The Electric Light Bulb

Tungsten Filament

This is the main working part of a lightbulb. It is a heating element that gets so hot that it emits light. It is made of tungsten as it does not reach its melting point and evaporates very little at the typical filament operating temperatures of 2,000oC .

Vacuum or Gas Fill

This is to prevent oxidation of the tungsten. If an inert gas fill is used, it is usually a mixture of argon and nitrogen. Argon is an inexpensive inert gas that conducts heat less than nitrogen does. Destructive electric arcs form easily in pure argon, so nitrogen is added to keep arcs from forming easily.A gas fill is better than a vacuum as it slows down evaporation of the filament. Gas atoms can "bounce" atoms of evaporated tungsten back onto the filament. So with a gas fill, the filament lasts longer and can be operated at a higher temperature. This allows it to give off more light.A gas fill has the disadvantage of conducting heat from the filament but the advantages of a gas fill usually outweigh the disadvantages for power ratings of above 40W.A few lightbulbs have premium gas fills using krypton or xenon, which conduct heat less than argon does and reduce filament evaporation more than argon does, but these are more expensive.

Glass Bulb

This is the main structural part and keeps the gas or vacuum in and the air out.

Filament Support(s)

Many but not all incandescent lamps have these. The filament supports keep the filament from bending out of shape from its own weight or from shock and vibration. Filament supports are usually made of molybdenum since this metal is easily worked into glass and it has a very high melting point.

Base

This is where electrical contact is made.

Fuse Wire

Most bulbs have this as a built-in fuse in case an arc forms. If an arc forms and there is no fuse wire inside the bulb, the arc can draw enough current to trip a breaker or blow a fuse in the fusebox or damage a light dimmer. The presence of this fusewire allows any overload to be 'dealt with' within the bulb itself.

Lead-In Wires

These connect the filament to the base.

Stem

This is an internal piece of glass that is welded to the bulb. It holds the lead-in wires and any filament supports. (labelled diagram adapted with permission from www.bulbs.com)

 

 The light bulb contains a coiled filament of metal with a high melting point. The coil is sealed in a glass tube that is filled with a mixture of inert gases such as argon and nitrogen instead of air. When metals are heated in air they are oxidised (react with the oxygen in the air) and produce oxides of the metal, which are often in powder form, and not conductors of electricity. When the lamp is turned on, a current flows through the filament and it glows. It gets very hot very quickly and reaches a very high temperature. The inert gases are present to prevent combustion occurring. This would oxidise the metal filament, turn it into the powdery non-conducting oxide and make it unable to conduct electricity any more.

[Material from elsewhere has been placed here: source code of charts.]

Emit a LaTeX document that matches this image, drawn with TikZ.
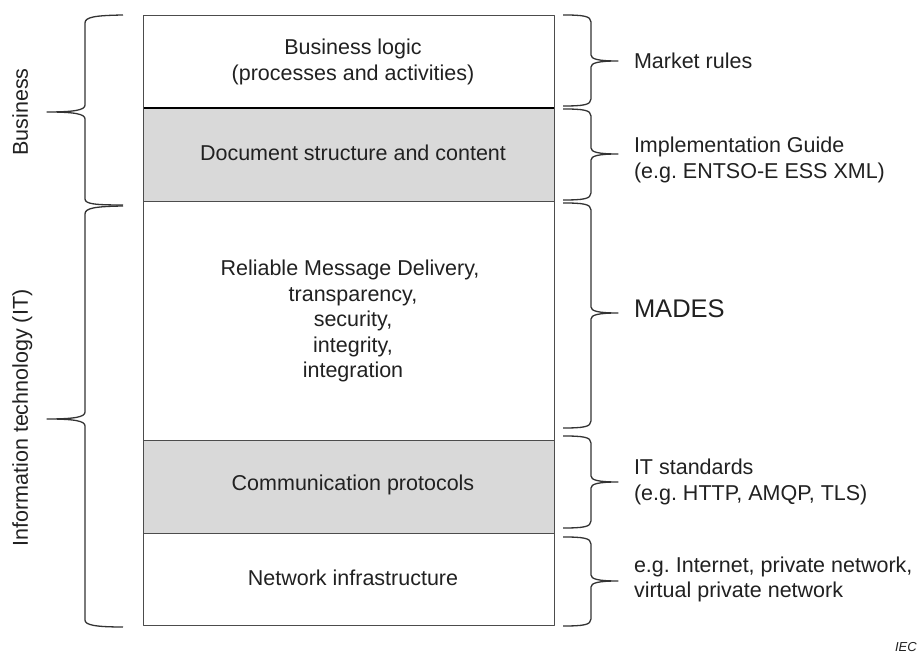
\documentclass[tikz,border=0pt]{standalone}
\usepackage{fontspec}
\setmainfont{Liberation Sans}
\frenchspacing
\begin{document}
\begin{tikzpicture}[x=1pt,y=1pt]
\definecolor{fillColor}{RGB}{255,255,255}
\path[use as bounding box,fill=fillColor] (0,0) rectangle (922,653);
\begin{scope}
\definecolor{fillColor}{RGB}{217,217,217}

\path[fill=fillColor] (143.50,451.00) rectangle (554.00,545.00);

\path[fill=fillColor] (143.50,119.50) rectangle (554.00,212.00);
\definecolor{drawColor}{gray}{0.30}

\path[draw=drawColor,line width= 1.0pt,line join=round] (143.50, 27.00) rectangle (554.00,637.00);

\path[draw=drawColor,line width= 1.0pt,line join=round] (143.50,451.00) --
	(554.00,451.00);

\path[draw=drawColor,line width= 1.0pt,line join=round] (143.50,212.00) --
	(554.00,212.00);

\path[draw=drawColor,line width= 1.0pt,line join=round] (143.50,119.50) --
	(554.00,119.50);
\definecolor{drawColor}{RGB}{0,0,0}

\path[draw=drawColor,line width= 2.0pt] (143.50,545.00) --
	(554.00,545.00);
\end{scope}
\begin{scope}
\definecolor{drawColor}{gray}{0.20}

\path[draw=drawColor,line width= 1.3pt,line join=round] (123.00,638.00) ..
	controls ( 95.00,637.50) and ( 85.00,636.00) .. ( 85.00,630.00) --
	( 85.00,548.00) .. controls ( 85.00,543.00) and ( 75.00,541.00) .. ( 47.00,541.00) ..
	controls ( 75.00,541.00) and ( 85.00,539.00) .. ( 85.00,534.00) --
	( 85.00,454.00) .. controls ( 85.00,449.00) and ( 95.00,448.00) .. (123.00,448.00);

\path[draw=drawColor,line width= 1.3pt,line join=round] (123.00,447.00) ..
	controls ( 95.00,446.50) and ( 85.00,445.00) .. ( 85.00,439.00) --
	( 85.00,241.00) .. controls ( 85.00,236.00) and ( 75.00,234.00) .. ( 47.00,234.00) ..
	controls ( 75.00,234.00) and ( 85.00,232.00) .. ( 85.00,227.00) --
	( 85.00, 33.00) .. controls ( 85.00, 28.00) and ( 95.00, 26.00) .. (123.00, 26.00);

\path[draw=drawColor,line width= 1.3pt,line join=round] (563.00,638.00) ..
	controls (583.00,638.00) and (591.00,637.00) .. (591.00,631.00) --
	(591.00,598.00) .. controls (591.00,594.00) and (598.00,592.00) .. (618.00,592.00) ..
	controls (598.00,592.00) and (591.00,590.00) .. (591.00,586.00) --
	(591.00,554.00) .. controls (591.00,548.00) and (583.00,547.00) .. (563.00,547.00);

\path[draw=drawColor,line width= 1.3pt,line join=round] (563.00,544.00) ..
	controls (583.00,544.00) and (591.00,543.00) .. (591.00,537.00) --
	(591.00,505.00) .. controls (591.00,501.00) and (598.00,499.00) .. (618.00,499.00) ..
	controls (598.00,499.00) and (591.00,497.00) .. (591.00,493.00) --
	(591.00,460.00) .. controls (591.00,454.00) and (583.00,453.00) .. (563.00,453.00);

\path[draw=drawColor,line width= 1.3pt,line join=round] (563.00,450.00) ..
	controls (583.00,450.00) and (591.00,449.00) .. (591.00,443.00) --
	(591.00,346.00) .. controls (591.00,342.00) and (598.00,340.00) .. (618.00,340.00) ..
	controls (598.00,340.00) and (591.00,338.00) .. (591.00,334.00) --
	(591.00,232.00) .. controls (591.00,226.00) and (583.00,225.00) .. (563.00,225.00);

\path[draw=drawColor,line width= 1.3pt,line join=round] (563.00,217.00) ..
	controls (583.00,217.00) and (591.00,216.00) .. (591.00,210.00) --
	(591.00,177.00) .. controls (591.00,173.00) and (598.00,171.00) .. (618.00,171.00) ..
	controls (598.00,171.00) and (591.00,169.00) .. (591.00,165.00) --
	(591.00,132.00) .. controls (591.00,126.00) and (583.00,125.00) .. (563.00,125.00);

\path[draw=drawColor,line width= 1.3pt,line join=round] (563.00,116.00) ..
	controls (583.00,116.00) and (591.00,115.00) .. (591.00,109.00) --
	(591.00, 78.00) .. controls (591.00, 74.00) and (598.00, 72.00) .. (618.00, 72.00) ..
	controls (598.00, 72.00) and (591.00, 70.00) .. (591.00, 66.00) --
	(591.00, 34.00) .. controls (591.00, 28.00) and (583.00, 27.00) .. (563.00, 27.00);
\end{scope}
\begin{scope}
\definecolor{drawColor}{gray}{0.13}

\node (logic1) [text=drawColor,anchor=base,inner sep=0pt, outer sep=0pt, scale=  2.15] at (353.00,598.00) {Business logic};

\node (logic2) [text=drawColor,anchor=base,inner sep=0pt, outer sep=0pt, scale=  2.15] at (353.00,572.00) {(processes and activities)};

\node (docstruct) [text=drawColor,anchor=base,inner sep=0pt, outer sep=0pt, scale=  2.15] at (353.00,492.30) {Document structure and content};

\node (rmd1) [text=drawColor,anchor=base,inner sep=0pt, outer sep=0pt, scale=  2.15] at (350.00,377.00) {Reliable Message Delivery,};

\node (rmd2) [text=drawColor,anchor=base,inner sep=0pt, outer sep=0pt, scale=  2.15] at (353.00,351.50) {transparency,};

\node (rmd3) [text=drawColor,anchor=base,inner sep=0pt, outer sep=0pt, scale=  2.15] at (353.00,326.00) {security,};

\node (rmd4) [text=drawColor,anchor=base,inner sep=0pt, outer sep=0pt, scale=  2.15] at (353.00,300.50) {integrity,};

\node (rmd5) [text=drawColor,anchor=base,inner sep=0pt, outer sep=0pt, scale=  2.15] at (353.00,275.00) {integration};

\node (commprot) [text=drawColor,anchor=base,inner sep=0pt, outer sep=0pt, scale=  2.15] at (353.00,162.00) {Communication protocols};

\node (netinfra) [text=drawColor,anchor=base,inner sep=0pt, outer sep=0pt, scale=  2.15] at (353.00, 67.00) {Network infrastructure};
\end{scope}
\begin{scope}
\definecolor{drawColor}{gray}{0.13}

\node (market) [text=drawColor,anchor=base west,inner sep=0pt, outer sep=0pt, scale=  2.15] at (634.00,584.00) {Market rules};

\node (implguide1) [text=drawColor,anchor=base west,inner sep=0pt, outer sep=0pt, scale=  2.15] at (634.00,500.00) {Implementation Guide};

\node (implguide2) [text=drawColor,anchor=base west,inner sep=0pt, outer sep=0pt, scale=  2.15] at (634.00,474.00) {(e.g. ENTSO-E ESS XML)};

\node (mades) [text=drawColor,anchor=base west,inner sep=0pt, outer sep=0pt, scale=  2.55] at (634.00,335.00) {MADES};

\node (itstd1) [text=drawColor,anchor=base west,inner sep=0pt, outer sep=0pt, scale=  2.15] at (634.00,178.00) {IT standards};

\node (itstd2) [text=drawColor,anchor=base west,inner sep=0pt, outer sep=0pt, scale=  2.15] at (634.00,152.00) {(e.g. HTTP, AMQP, TLS)};

\node (network1) [text=drawColor,anchor=base west,inner sep=0pt, outer sep=0pt, scale=  2.15] at (634.00, 80.70) {e.g. Internet, private network,};

\node (network2) [text=drawColor,anchor=base west,inner sep=0pt, outer sep=0pt, scale=  2.15] at (634.00, 55.30) {virtual private network};
\end{scope}
\begin{scope}
\definecolor{drawColor}{gray}{0.13}

\node (business) [text=drawColor,rotate= 90.00,anchor=base,inner sep=0pt, outer sep=0pt, scale=  2.15] at ( 28.00,541.00) {Business};

\node (infotech) [text=drawColor,rotate= 90.00,anchor=base,inner sep=0pt, outer sep=0pt, scale=  2.15] at ( 28.00,235.00) {Information technology (IT)};

\node (iec) [text=drawColor,anchor=base west,inner sep=0pt, outer sep=0pt, scale=  1.30] at (895.00,  1.50) {\itshape IEC};
\end{scope}
\end{tikzpicture}
\end{document}
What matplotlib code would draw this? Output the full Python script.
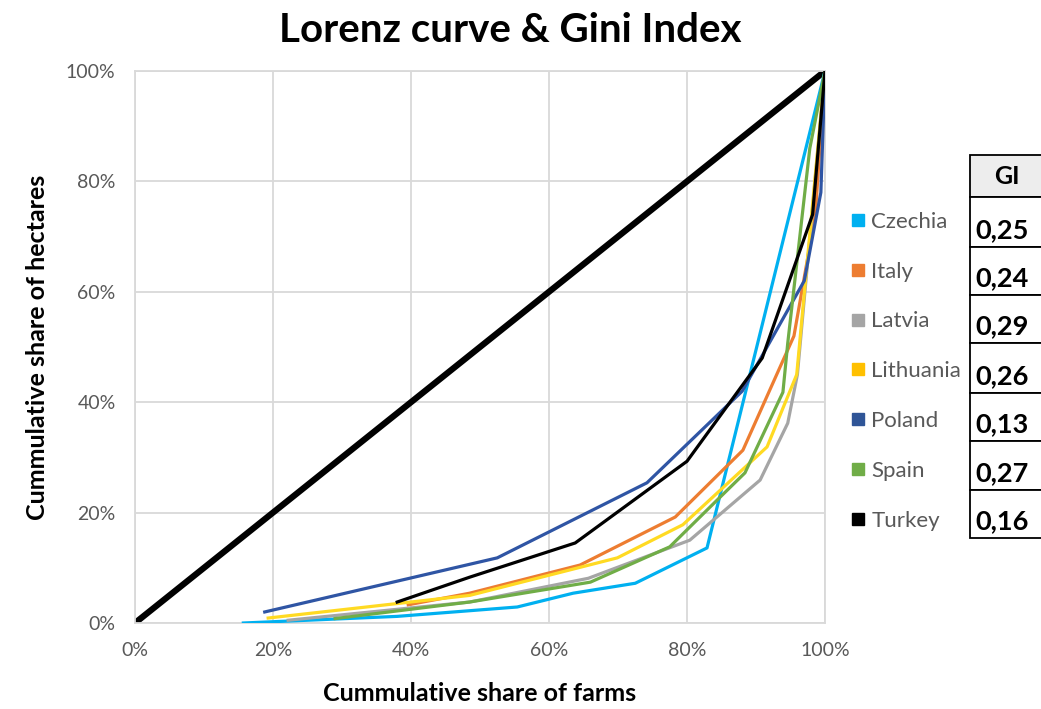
import matplotlib.pyplot as plt
from matplotlib.lines import Line2D
from matplotlib.patches import Rectangle
from matplotlib.ticker import PercentFormatter

plt.rcParams['font.family'] = ['Lato', 'DejaVu Sans']

# cumulative share of farms (x) and hectares (y), in %
countries = ['Czechia', 'Italy', 'Latvia', 'Lithuania', 'Poland', 'Spain', 'Turkey']
gini = ['0,25', '0,24', '0,29', '0,26', '0,13', '0,27', '0,16']

czechia_x = [15.7, 38, 55.4, 63.5, 72.5, 82.9, 100]
czechia_y = [0, 1.2, 2.9, 5.4, 7.2, 13.6, 100]
italy_x = [39.6, 48.5, 64.5, 78.3, 88.1, 95.5, 98.6, 100]
italy_y = [3.3, 5.4, 10.5, 19.2, 31.3, 52, 74, 100]
latvia_x = [22.2, 48.5, 65.7, 80.4, 90.6, 94.6, 96, 100]
latvia_y = [0.5, 3.8, 8.1, 15, 25.9, 36.2, 45, 100]
lithuania_x = [19.3, 48.5, 69.9, 79.4, 91.6, 95.9, 100]
lithuania_y = [0.9, 5, 11.8, 17.8, 31.9, 45, 100]
poland_x = [18.8, 52.5, 74.2, 88, 97, 99.4, 100]
poland_y = [2, 11.8, 25.4, 42, 62, 78, 100]
spain_x = [29, 48.5, 66, 77.5, 84.8, 88.4, 93.9, 94.6, 97.8, 100]
spain_y = [0.8, 3.8, 7.4, 13.8, 22.8, 27.2, 41.8, 50.7, 86, 100]
turkey_x = [38, 48.5, 63.8, 80, 90.9, 98.2, 100]
turkey_y = [3.8, 8.3, 14.5, 29.3, 48, 74, 100]
equality = [0, 100]

series_x = [czechia_x, italy_x, latvia_x, lithuania_x, poland_x, spain_x, turkey_x]
series_y = [czechia_y, italy_y, latvia_y, lithuania_y, poland_y, spain_y, turkey_y]
line_colors = ['#00B0F0', '#ED7D31', '#A5A5A5', '#FFDA22', '#2F55A4', '#70AD47', '#000000']
legend_colors = ['#00B0F0', '#ED7D31', '#A5A5A5', '#FFC000', '#2F5597', '#70AD47', '#000000']

fig = plt.figure(figsize=(10.41, 7.09), dpi=100)
ax = fig.add_axes([135 / 1041, 1 - 623 / 709, 690 / 1041, 552 / 709])

ax.plot(equality, equality, color='black', lw=4.5, solid_capstyle='round', zorder=2)
for x, y, c in zip(series_x, series_y, line_colors):
    ax.plot(x, y, color=c, lw=2.3, zorder=3)

ax.set_xlim(0, 100)
ax.set_ylim(0, 100)
ax.set_xticks(range(0, 101, 20))
ax.set_yticks(range(0, 101, 20))
ax.xaxis.set_major_formatter(PercentFormatter(decimals=0))
ax.yaxis.set_major_formatter(PercentFormatter(decimals=0))
ax.grid(color='#D9D9D9', lw=1.3)
ax.set_axisbelow(True)
for s in ax.spines.values():
    s.set_color('#D9D9D9')
    s.set_linewidth(1.3)
ax.tick_params(length=0, labelsize=14, colors='#595959', pad=14)

ax.set_xlabel('Cummulative share of farms', fontsize=18, fontweight='bold', labelpad=16)
ax.set_ylabel('Cummulative share of hectares', fontsize=18, fontweight='bold', labelpad=12)
fig.text(510 / 1041, 1 - 31 / 709, 'Lorenz curve & Gini Index', fontsize=29,
         fontweight='bold', ha='center', va='center')

# legend
handles = [Line2D([], [], ls='none', marker='s', markersize=9, color=c) for c in legend_colors]
fig.legend(handles, countries, loc='upper left', bbox_to_anchor=(838 / 1041, 1 - 203 / 709),
           frameon=False, fontsize=16, labelcolor='#595959', handletextpad=0.1,
           handlelength=1.0, labelspacing=1.34, borderaxespad=0)

# Gini index table
left, right = 970, 1045
rows = [155, 197, 247, 295, 343, 393, 441, 490, 538]
W, H = 1041, 709
fig.patches.append(Rectangle((left / W, 1 - rows[1] / H), (right - left) / W,
                             (rows[1] - rows[0]) / H, transform=fig.transFigure,
                             facecolor='#EDEDED', edgecolor='black', lw=1.3))
for i in range(1, len(rows) - 1):
    fig.patches.append(Rectangle((left / W, 1 - rows[i + 1] / H), (right - left) / W,
                                 (rows[i + 1] - rows[i]) / H, transform=fig.transFigure,
                                 facecolor='white', edgecolor='black', lw=1.3))
fig.text(1007 / W, 1 - 177 / H, 'GI', fontsize=18, fontweight='bold', ha='center', va='center')
for i, g in enumerate(gini):
    fig.text(975 / W, 1 - (rows[i + 2] - 17) / H, g, fontsize=19.5, fontweight='bold',
             ha='left', va='center')

fig.savefig('out.png', dpi=100)
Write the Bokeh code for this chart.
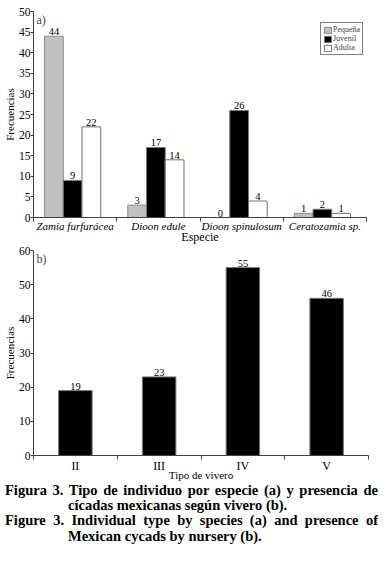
import numpy as np
from bokeh.plotting import figure
from bokeh.models import ColumnDataSource, Range1d, FixedTicker, Legend, LegendItem, Label, Div
from bokeh.layouts import column
from bokeh.embed import file_html
from bokeh.resources import INLINE
from bokeh.core.properties import value

# ---- data (a) ----
species = ["Zamia furfurácea", "Dioon edule", "Dioon spinulosum", "Ceratozamia sp."]
pequena = [44, 3, 0, 1]
juvenil = [9, 17, 26, 2]
adulta = [22, 14, 4, 1]
stage_names = ["Pequeña", "Juvenil", "Adulta"]
a_ticks = [0, 5, 10, 15, 20, 25, 30, 35, 40, 45, 50]

# ---- data (b) ----
nurseries = ["II", "III", "IV", "V"]
nursery_counts = [19, 23, 55, 46]
b_ticks = [0, 10, 20, 30, 40, 50, 60]

caption_es = ("Figura 3. Tipo de individuo por especie (a) y presencia de "
              "cícadas mexicanas según vivero (b).")
caption_en = ("Figure 3. Individual type by species (a) and presence of "
              "Mexican cycads by nursery (b).")

SERIF = "Liberation Serif"
AXIS_COL = "#404040"


def style_axes(p, label_standoff, title_standoff):
    p.xgrid.visible = False
    p.ygrid.visible = False
    p.outline_line_color = None
    p.background_fill_color = "white"
    p.border_fill_color = "white"
    for ax in (p.xaxis[0], p.yaxis[0]):
        ax.axis_line_color = AXIS_COL
        ax.major_tick_line_color = AXIS_COL
        ax.minor_tick_line_color = AXIS_COL
        ax.major_label_text_font = SERIF
        ax.major_label_text_color = "black"
        ax.axis_label_text_font = SERIF
        ax.axis_label_text_font_style = "normal"
        ax.axis_label_text_color = "black"
    xa = p.xaxis[0]
    xa.major_tick_in = 0
    xa.major_tick_out = 0
    xa.minor_tick_in = 0
    xa.minor_tick_out = 4
    xa.major_label_standoff = label_standoff
    xa.axis_label_standoff = title_standoff
    ya = p.yaxis[0]
    ya.major_tick_in = 0
    ya.major_tick_out = 3
    ya.minor_tick_out = 0
    ya.minor_tick_in = 0
    ya.major_label_standoff = 0
    ya.axis_label_standoff = 0
    ya.major_label_text_font_size = "11.5px"
    ya.axis_label_text_font_size = "11px"


# ================= chart (a) =================
centers_a = np.arange(len(species)) + 0.5
pa = figure(output_backend="svg", toolbar_location=None,
            frame_width=333, frame_height=206,
            x_range=Range1d(0, len(species)), y_range=Range1d(0, a_ticks[-1]),
            min_border_left=33, min_border_right=7, min_border_top=11, min_border_bottom=0)
style_axes(pa, -2, -5)

w = 0.225
shift = -0.03
fills = ["#c0c0c0", "black", "white"]
lines = ["#8a8a8a", "#7a7a7a", "#707070"]
items = []
for k, (name, vals) in enumerate(zip(stage_names, [pequena, juvenil, adulta])):
    xs = centers_a + (k - 1) * w + shift
    src = ColumnDataSource(dict(x=xs, top=vals, label=[str(v) for v in vals]))
    r = pa.vbar(x="x", top="top", width=w, bottom=0, fill_color=fills[k],
                line_color=lines[k], line_width=1, source=src)
    pa.text(x="x", y="top", text="label", source=src, text_align="center",
            text_baseline="bottom", y_offset=-1, text_font=value(SERIF),
            text_font_size="10.5px", text_color="black")
    items.append(LegendItem(label=name, renderers=[r]))

legend = Legend(items=items, location=(287, 162), label_text_font=SERIF,
                label_text_font_size="8px", glyph_width=9, glyph_height=8,
                label_height=8, label_standoff=1, spacing=0, padding=2, margin=0,
                border_line_color="black", border_line_width=1.2,
                background_fill_color="white", background_fill_alpha=1.0)
pa.add_layout(legend)

pa.xaxis[0].ticker = FixedTicker(ticks=list(centers_a),
                                 minor_ticks=list(range(len(species) + 1)))
pa.xaxis[0].major_label_overrides = {float(c): s for c, s in zip(centers_a, species)}
pa.xaxis[0].major_label_text_font_style = "italic"
pa.xaxis[0].major_label_text_font_size = "11px"
pa.xaxis[0].axis_label = "Especie"
pa.xaxis[0].axis_label_text_font_size = "12px"
pa.yaxis[0].ticker = FixedTicker(ticks=a_ticks)
pa.yaxis[0].axis_label = "Frecuencias"
pa.add_layout(Label(x=0, y=a_ticks[-1], x_offset=3, y_offset=-1, text="a)",
                    text_baseline="top", text_font=SERIF, text_font_size="12px"))

# ================= chart (b) =================
centers_b = np.arange(len(nurseries)) + 0.5
pb = figure(output_backend="svg", toolbar_location=None,
            frame_width=335, frame_height=205,
            x_range=Range1d(0, len(nurseries)), y_range=Range1d(0, b_ticks[-1]),
            min_border_left=28, min_border_right=9, min_border_top=4, min_border_bottom=0)
style_axes(pb, -1, -7)
srcb = ColumnDataSource(dict(x=centers_b, top=nursery_counts,
                             label=[str(v) for v in nursery_counts]))
pb.vbar(x="x", top="top", width=0.4, bottom=0, fill_color="black",
        line_color="#7a7a7a", line_width=1, source=srcb)
pb.text(x="x", y="top", text="label", source=srcb, text_align="center",
        text_baseline="bottom", y_offset=-1, text_font=value(SERIF),
        text_font_size="10.5px", text_color="black")
pb.xaxis[0].ticker = FixedTicker(ticks=list(centers_b),
                                 minor_ticks=list(range(len(nurseries) + 1)))
pb.xaxis[0].major_label_overrides = {float(c): s for c, s in zip(centers_b, nurseries)}
pb.xaxis[0].major_label_text_font_size = "12px"
pb.xaxis[0].axis_label = "Tipo de vivero"
pb.xaxis[0].axis_label_text_font_size = "11px"
pb.yaxis[0].ticker = FixedTicker(ticks=b_ticks)
pb.yaxis[0].axis_label = "Frecuencias"
pb.add_layout(Label(x=0, y=b_ticks[-1], x_offset=3, y_offset=-1, text="b)",
                    text_baseline="top", text_font=SERIF, text_font_size="12px"))

# ================= caption =================
pstyle = "margin:0;padding-left:63px;text-indent:-63px;"
html = (f'<div style="font-family:\'{SERIF}\',serif;font-weight:bold;font-size:14.5px;'
        f'line-height:15.2px;text-align:justify;width:373px;color:#000;margin-top:-5px;">'
        f'<p style="{pstyle}">{caption_es}</p>'
        f'<p style="{pstyle}">{caption_en}</p></div>')
cap = Div(text=html, width=373)

layout = column(pa, pb, cap, spacing=0)
open("out.html", "w").write(file_html(layout, INLINE))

A light bulb circuit needs of source of electric energy that provides a potential difference (voltage) across the light bulb. It doesn't matter whether this is a DC supply (direct current) like a battery or an AC supply (alternating current) like the mains. Both will make the lamp filament wire get hot and glow. You have to be careful about the size of the potential difference the power supply provides. If it is too small the bulb will hardly glow at all. If it is too large the bulb filament will get too hot and melt (the bulb will blow!). The bulb does not 'blow up' but the rapid air expansion due to the heat energy produced when the high current passes through the wire sometimes is heard as a 'BANG' and we say it 'blows'. If you look carefully at a light bulb you will find the working voltage stamped into the metal at the base of the bulb or etched into the glass bulb itself. The power of the bulb is usually also written there.

The light bulb filament is a coil of wire which acts as a resistor. It is coiled so that the wire can get very hot and glow (produce light). Heat is produced when a current passes through a wire. It is radiated to the surroundings and absorbed by air molecules that are near to the wire. These carry away the heat in convection currents Most of the time we do not want electrical wires to get hot. When they are hot their resistance increases and this can affect the way a piece of electrical equipment works. Therefore we design electrical equipment casing with cooling fins and vents to allow the heat energy to quickly dissipate (get shared out) to the surroundings.  A light bulb filament needs to be hot, in fact we need it so hot that it glows! Therefore we do the opposite. We coil the wire round and round making it difficult for the pockets of hot air to escape and making the resistance of the filament even greater.Another reason why the filament is curled into a coil is so that a great length of glowing wire can be concentrated in a small space, making a more concentrated light source.

Lamp bases have a maximum power rating indicated on them. If you fit a bulb with a bigger power rating than this the wiring within the lamp base will get too hot and it may be a fire risk.

Lamp shades have a maximum power rating indicated on them when you buy them. This is usually a little paper tag. If you fit a bulb with a bigger power rating than this too much heat may be produced for the shade, it may get hot and catch fire. You should always look carefully at instructions with a new appliance.